As primeiras páginas dos diários brasileiros da quarta (10) reforçaram o Fla-Flu jurídico-político. No Espírito Santo, A Gazeta colocou Lula altivo, mas pensativo, sob a manchete “Depoimento confirmado: A HORA DE LULA SE EXPLICAR”. Na Folha de S.Paulo, “Lula sofre reveses antes de depor a moro”. Nas bancas do Ceará, os leitores puderam ver a manchete de O Povo: “Lula e Moro: o encontro mais esperado da Lava Jato acontece hoje”. O Metro, nas versões de Curitiba e outras cidades, trouxe uma fusão dos retratos do ex-presidente e do juiz e uma manchete que mais parecia chamada de TV: “Curitiba, 14h”.
Hoje, quinta (11), o day after, as primeiras páginas oscilam entre o deboche ao depoimento de Lula e um hesitante distanciamento. O clima de antagonismo criado pela imprensa não foi totalmente abandonado, é verdade. O UOL, por exemplo, publica que “No duelo entre Moro e Lula, deu empate”. Isso mesmo! Como uma partida de futebol, como uma disputa qualquer no campo esportivo. “Para os analistas políticos do UOL Josias de Souza e Carlos Melo, não houve vencedor [sic] no depoimento do ex-presidente Luiz Inácio Lula da Silva (PT) ao juiz da 13ª Vara Federal, Sergio Moro, nesta quarta-feira (10), em Curitiba”.
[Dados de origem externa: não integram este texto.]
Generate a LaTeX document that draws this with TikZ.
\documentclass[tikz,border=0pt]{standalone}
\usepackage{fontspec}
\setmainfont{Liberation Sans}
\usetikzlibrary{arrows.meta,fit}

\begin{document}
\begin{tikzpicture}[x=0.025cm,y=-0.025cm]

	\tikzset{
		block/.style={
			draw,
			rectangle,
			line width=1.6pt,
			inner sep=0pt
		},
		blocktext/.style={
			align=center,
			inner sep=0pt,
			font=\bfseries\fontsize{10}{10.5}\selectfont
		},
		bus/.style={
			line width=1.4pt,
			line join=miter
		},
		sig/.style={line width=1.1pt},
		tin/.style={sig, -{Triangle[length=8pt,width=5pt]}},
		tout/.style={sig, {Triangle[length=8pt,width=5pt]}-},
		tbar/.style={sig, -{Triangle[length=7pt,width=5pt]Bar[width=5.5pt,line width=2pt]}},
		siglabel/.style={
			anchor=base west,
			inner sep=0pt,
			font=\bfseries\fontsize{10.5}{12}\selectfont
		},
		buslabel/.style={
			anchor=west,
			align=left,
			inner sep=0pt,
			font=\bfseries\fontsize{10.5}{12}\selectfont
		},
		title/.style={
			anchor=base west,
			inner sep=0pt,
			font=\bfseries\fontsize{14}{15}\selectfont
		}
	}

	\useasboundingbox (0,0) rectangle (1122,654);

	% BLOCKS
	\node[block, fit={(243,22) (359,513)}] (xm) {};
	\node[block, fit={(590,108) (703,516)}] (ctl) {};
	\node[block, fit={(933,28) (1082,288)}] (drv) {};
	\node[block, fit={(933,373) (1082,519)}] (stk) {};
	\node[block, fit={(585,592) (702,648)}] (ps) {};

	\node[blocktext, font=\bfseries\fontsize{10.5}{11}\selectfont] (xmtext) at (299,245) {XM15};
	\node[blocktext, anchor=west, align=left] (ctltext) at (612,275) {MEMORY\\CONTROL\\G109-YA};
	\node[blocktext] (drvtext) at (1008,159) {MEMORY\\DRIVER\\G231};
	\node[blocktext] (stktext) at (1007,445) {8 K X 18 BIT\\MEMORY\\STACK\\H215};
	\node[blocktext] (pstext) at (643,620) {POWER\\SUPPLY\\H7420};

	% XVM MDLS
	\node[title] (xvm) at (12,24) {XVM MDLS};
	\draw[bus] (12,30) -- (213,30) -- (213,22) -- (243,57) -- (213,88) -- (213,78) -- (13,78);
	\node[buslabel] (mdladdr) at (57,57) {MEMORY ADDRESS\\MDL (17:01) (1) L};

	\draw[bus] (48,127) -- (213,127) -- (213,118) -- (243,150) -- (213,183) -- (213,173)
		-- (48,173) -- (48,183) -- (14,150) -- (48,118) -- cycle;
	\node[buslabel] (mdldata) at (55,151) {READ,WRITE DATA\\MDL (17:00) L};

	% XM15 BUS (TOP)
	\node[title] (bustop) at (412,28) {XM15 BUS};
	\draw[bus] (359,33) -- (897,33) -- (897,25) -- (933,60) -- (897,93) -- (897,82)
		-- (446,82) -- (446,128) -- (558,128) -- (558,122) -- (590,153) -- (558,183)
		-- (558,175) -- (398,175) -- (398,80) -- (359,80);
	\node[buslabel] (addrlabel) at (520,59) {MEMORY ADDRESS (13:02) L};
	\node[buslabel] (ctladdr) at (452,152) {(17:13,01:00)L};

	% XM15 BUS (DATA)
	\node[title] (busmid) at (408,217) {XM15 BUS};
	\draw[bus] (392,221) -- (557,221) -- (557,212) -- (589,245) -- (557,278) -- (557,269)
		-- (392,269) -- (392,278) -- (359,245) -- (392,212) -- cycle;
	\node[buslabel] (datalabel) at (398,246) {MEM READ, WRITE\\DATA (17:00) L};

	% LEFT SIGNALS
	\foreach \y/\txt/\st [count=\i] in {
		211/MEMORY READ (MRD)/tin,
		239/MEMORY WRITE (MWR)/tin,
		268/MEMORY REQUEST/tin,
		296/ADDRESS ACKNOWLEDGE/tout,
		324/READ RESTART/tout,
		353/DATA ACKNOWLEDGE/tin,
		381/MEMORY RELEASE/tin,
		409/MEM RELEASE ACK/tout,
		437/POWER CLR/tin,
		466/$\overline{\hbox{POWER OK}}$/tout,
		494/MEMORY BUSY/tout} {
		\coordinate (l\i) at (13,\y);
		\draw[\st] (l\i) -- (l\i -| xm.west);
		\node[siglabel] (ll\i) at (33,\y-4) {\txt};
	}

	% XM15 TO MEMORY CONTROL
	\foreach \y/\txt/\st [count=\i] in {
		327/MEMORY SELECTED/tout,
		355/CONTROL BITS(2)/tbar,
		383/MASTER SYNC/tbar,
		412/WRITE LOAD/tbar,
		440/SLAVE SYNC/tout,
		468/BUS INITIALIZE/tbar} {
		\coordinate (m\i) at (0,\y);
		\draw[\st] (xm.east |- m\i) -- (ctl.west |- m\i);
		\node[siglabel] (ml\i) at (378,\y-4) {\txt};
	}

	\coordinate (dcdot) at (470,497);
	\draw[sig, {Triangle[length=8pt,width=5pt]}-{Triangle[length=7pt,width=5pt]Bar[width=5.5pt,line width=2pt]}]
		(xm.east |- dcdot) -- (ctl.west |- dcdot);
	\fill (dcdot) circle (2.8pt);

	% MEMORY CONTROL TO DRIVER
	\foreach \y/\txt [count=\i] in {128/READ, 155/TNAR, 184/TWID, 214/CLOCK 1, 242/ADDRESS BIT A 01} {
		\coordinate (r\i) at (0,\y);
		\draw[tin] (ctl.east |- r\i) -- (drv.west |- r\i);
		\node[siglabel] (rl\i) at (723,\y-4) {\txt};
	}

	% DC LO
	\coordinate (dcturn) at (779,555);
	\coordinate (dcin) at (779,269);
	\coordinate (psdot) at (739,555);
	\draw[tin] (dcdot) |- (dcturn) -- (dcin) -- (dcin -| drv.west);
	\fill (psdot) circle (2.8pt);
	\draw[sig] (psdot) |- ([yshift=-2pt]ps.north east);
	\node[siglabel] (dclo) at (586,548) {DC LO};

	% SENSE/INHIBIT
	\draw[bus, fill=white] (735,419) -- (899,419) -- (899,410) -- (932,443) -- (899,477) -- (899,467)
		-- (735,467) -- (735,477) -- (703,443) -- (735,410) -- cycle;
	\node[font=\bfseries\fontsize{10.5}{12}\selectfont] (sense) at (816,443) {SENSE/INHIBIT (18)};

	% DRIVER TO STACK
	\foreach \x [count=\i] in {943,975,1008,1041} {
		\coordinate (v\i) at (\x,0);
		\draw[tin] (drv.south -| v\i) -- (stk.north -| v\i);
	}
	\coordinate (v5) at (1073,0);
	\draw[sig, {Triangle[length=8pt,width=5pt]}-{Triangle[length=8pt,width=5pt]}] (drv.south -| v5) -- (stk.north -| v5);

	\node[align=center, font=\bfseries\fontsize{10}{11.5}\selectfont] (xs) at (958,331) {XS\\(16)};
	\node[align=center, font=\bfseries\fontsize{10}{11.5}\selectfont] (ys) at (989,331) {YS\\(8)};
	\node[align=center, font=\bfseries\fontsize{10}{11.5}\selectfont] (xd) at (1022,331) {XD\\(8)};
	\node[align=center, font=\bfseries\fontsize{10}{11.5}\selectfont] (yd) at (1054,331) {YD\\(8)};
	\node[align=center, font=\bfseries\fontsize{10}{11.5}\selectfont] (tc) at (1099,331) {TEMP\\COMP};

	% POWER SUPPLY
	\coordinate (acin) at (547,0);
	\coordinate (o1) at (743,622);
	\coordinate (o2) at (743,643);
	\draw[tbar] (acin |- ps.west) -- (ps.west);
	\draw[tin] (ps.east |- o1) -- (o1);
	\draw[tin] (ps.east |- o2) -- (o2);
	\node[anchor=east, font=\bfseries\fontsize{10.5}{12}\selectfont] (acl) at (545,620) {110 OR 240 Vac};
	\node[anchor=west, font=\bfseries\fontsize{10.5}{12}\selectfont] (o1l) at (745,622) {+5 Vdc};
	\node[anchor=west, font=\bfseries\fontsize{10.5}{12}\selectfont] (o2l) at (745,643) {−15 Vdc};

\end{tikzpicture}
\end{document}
É evidente que se espera que a mídia atue com firmeza e distanciamento nas coberturas a que se dedica. Não se espera que ignore os movimentos da Operação Lava-Jato, uma das principais pautas nos últimos anos. Mas não é demais esperar que haja discernimento e rigor de apuração. Que as redações não sustentem seus relatos apenas em trechos de delações, em documentos apócrifos, em convicções para além de provas ou indícios. Que as redações não sejam cínicas de pensar que não interferem nos rumos da investigação. Que jornalistas e meios sejam responsáveis em suas abordagens, que não contribuam para um linchamento público de suspeitos (qualquer suspeito), que defendam a lei e o direito de defesa, os ritos jurídicos, a prudência e o respeito.
Não estamos muito distantes das cenas de “A montanha dos sete abutres”. Como lá, a mídia está decadente e vive a criar grandes carnavais. Como lá, o mundo aparece em branco e preto, e as notícias – verdadeiras ou não – têm consequências.